Nuri Pakdil’i tanımlayan ikinci özelliği denemeciliğidir. Deneme, Nuri Pakdil’in, oyunları yanında en çok önemsediği ve ürün verdiği türdür. Biat, Bir Yazarın Notları, Bağlanma, Batı Notları onun oldukça başarılı deneme örnekleridir. Nuri Pakdil’in üçüncü özelliği ise bir tavır adamı oluşudur. Devrimci tutumu, öfkesi, yazdıkları hayatının her anına yansımış, insani ilişkilerini belirlemiş bu nedenle de bir tavır adamı olarak bilinmiştir. Yazdıklarını birebir hayatına uygulamış bu da zaman zaman kırılmalara, uzaklaşmalara giderek onun yalnızlaşmasına yol açmıştır. Bu tutum etrafında şehir efsaneleri oluşmasına neden olmuş, hatta bu özelliği yazarlığını, kitapları örten bir yaygınlığa ulaşmıştır.  

Sanat edebiyat ve düşünce yazılarında teorik bazda yabancılaşma sorununa eğilen Pakdil, oyunlarında da yabancılaşmış çağdaş insanın yaşadığı açmazı örnekler.
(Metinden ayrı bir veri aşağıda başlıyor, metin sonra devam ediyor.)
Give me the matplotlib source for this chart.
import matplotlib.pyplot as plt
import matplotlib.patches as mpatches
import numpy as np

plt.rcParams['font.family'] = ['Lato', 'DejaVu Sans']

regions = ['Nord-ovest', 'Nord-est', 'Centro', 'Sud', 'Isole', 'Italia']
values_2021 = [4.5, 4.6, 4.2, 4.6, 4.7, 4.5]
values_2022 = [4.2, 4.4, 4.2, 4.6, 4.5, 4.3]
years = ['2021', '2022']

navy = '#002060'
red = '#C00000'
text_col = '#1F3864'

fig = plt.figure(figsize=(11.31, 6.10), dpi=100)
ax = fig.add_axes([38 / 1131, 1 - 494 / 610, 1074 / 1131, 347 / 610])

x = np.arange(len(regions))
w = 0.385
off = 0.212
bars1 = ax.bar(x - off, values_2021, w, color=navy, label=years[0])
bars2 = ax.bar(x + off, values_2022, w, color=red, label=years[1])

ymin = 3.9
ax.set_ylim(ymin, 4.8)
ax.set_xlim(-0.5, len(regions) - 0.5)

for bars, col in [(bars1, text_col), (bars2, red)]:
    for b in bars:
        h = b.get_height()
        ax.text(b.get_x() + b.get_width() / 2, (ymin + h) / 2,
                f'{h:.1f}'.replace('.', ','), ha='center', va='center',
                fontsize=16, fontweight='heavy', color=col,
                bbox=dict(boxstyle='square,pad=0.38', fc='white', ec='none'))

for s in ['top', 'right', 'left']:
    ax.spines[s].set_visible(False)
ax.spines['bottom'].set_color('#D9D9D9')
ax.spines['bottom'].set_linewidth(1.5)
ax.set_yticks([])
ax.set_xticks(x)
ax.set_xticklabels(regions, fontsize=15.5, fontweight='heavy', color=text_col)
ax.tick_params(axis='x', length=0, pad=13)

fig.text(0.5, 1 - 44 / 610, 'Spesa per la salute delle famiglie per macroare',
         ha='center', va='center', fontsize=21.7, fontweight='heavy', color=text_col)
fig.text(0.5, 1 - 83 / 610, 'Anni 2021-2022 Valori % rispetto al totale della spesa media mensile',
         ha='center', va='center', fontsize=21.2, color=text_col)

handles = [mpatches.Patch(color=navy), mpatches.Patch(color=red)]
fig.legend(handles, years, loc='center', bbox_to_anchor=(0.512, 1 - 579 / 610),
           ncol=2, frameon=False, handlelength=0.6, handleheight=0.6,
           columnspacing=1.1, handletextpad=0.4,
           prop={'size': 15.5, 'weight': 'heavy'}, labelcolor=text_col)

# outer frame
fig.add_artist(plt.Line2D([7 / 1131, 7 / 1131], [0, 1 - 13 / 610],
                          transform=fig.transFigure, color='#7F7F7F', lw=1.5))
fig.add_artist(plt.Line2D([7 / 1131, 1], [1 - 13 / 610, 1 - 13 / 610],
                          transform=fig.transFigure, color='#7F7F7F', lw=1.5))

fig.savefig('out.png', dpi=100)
Eserlerde bireyin yaşama imkânlarını gözetmeyen çağdaş ilkelerin, toplumsal dayatmaların, onu nasıl bir girdabın içine ittiği ve giderek de onu ezip yok ettiği ağırlıklı olarak işlenir.

KAVRAMLAR  

Nuri Pakdil düşüncelerini ifade ederken neredeyse aynı kelime ve kavramlara yaslanmıştır: Alın teri, sömürü, emek, önder, sorumluluk, özgürlük, Tanrı, uygarlık, Orta Doğu, Afrika, kirli mülkiyet, başkaldırı, kara siyasa... Öyle ki sadece bu sözcükleri ve anlam alanlarını izleyerek onun yazarlık serüveninde ne yapmak istediğini ortaya koymak mümkündür. Ama Pakdil’in düşünce dünyasını asıl açıklayacak anahtar sözcük “yabancılaşma”dır. O yabancılaşmayı, genel olarak fıtrattan kopuş, uygarlığa sırt dönüş, özel olarak da Batılılaşma olarak tanımlar. 

YERLİLEŞME

Nuri Pakdil’e göre Türk düşüncesi, sanatı, yabancı ulusların deneylerine değil, kendi ülkemizin, halkımızın tarihsel özelliklerine, birikimlerine dayanmalı, onun duyuş ve heyecanlarına tercüman olmalıdır. Batılılaşma çabalarının her alanda olduğu gibi, sanatımızı da bir açmaza sürüklediğini düşünen Pakdil, Türk halkını yaşatan ne varsa, (dil, gelenek, inanç, üretim ilişkileri) ona sahip çıkmanın doğru yol olduğunu savunmuştur. Özellikle din olgusunu, uygarlığımızın temel bir gerçeği olarak belirlemiş, din gerçeğini görmezlikten gelmenin Türk halkına ihanet etmek, ondan kopmak anlamına geldiğini temellendirmiştir. 

PAKDİL’İN POETİKASI

Nuri Pakdil, dergiciliği, denemeciliği ve oyun yazarlığı ile Türk sanat ve kültür dünyasına yeni bir dil, yeni bir bakış açısı kazandırmıştır. Öncü sanat algısıyla bir kuşağın yol göstericisi, deniz feneri olmuş, dünyayı, edebiyatı, çağı yorumlamış, özellikle yaşanılan kaotik ortama edebiyat ve inanç bilincinden nasıl bakılacağının düşünsel, sanatsal örneklerini vermiştir. Ortaya koyduğu yaklaşımla, insanın gözünü sadece şehrine, ülkesine değil, Avrupa’ya, Asya’ya, Afrika’ya, Orta Doğu’ya çevirmesi gerektiğini hatırlatmıştır. Aynı çizgideki Necip Fazıl’ın sert sesi Sezai Karakoç’ta manevi ve sanatsal bir derinliğe, Nuri Pakdil’de ise eylem ve muhalif düşünceyle evrensel bir başkaldırıya dönüşmüştür.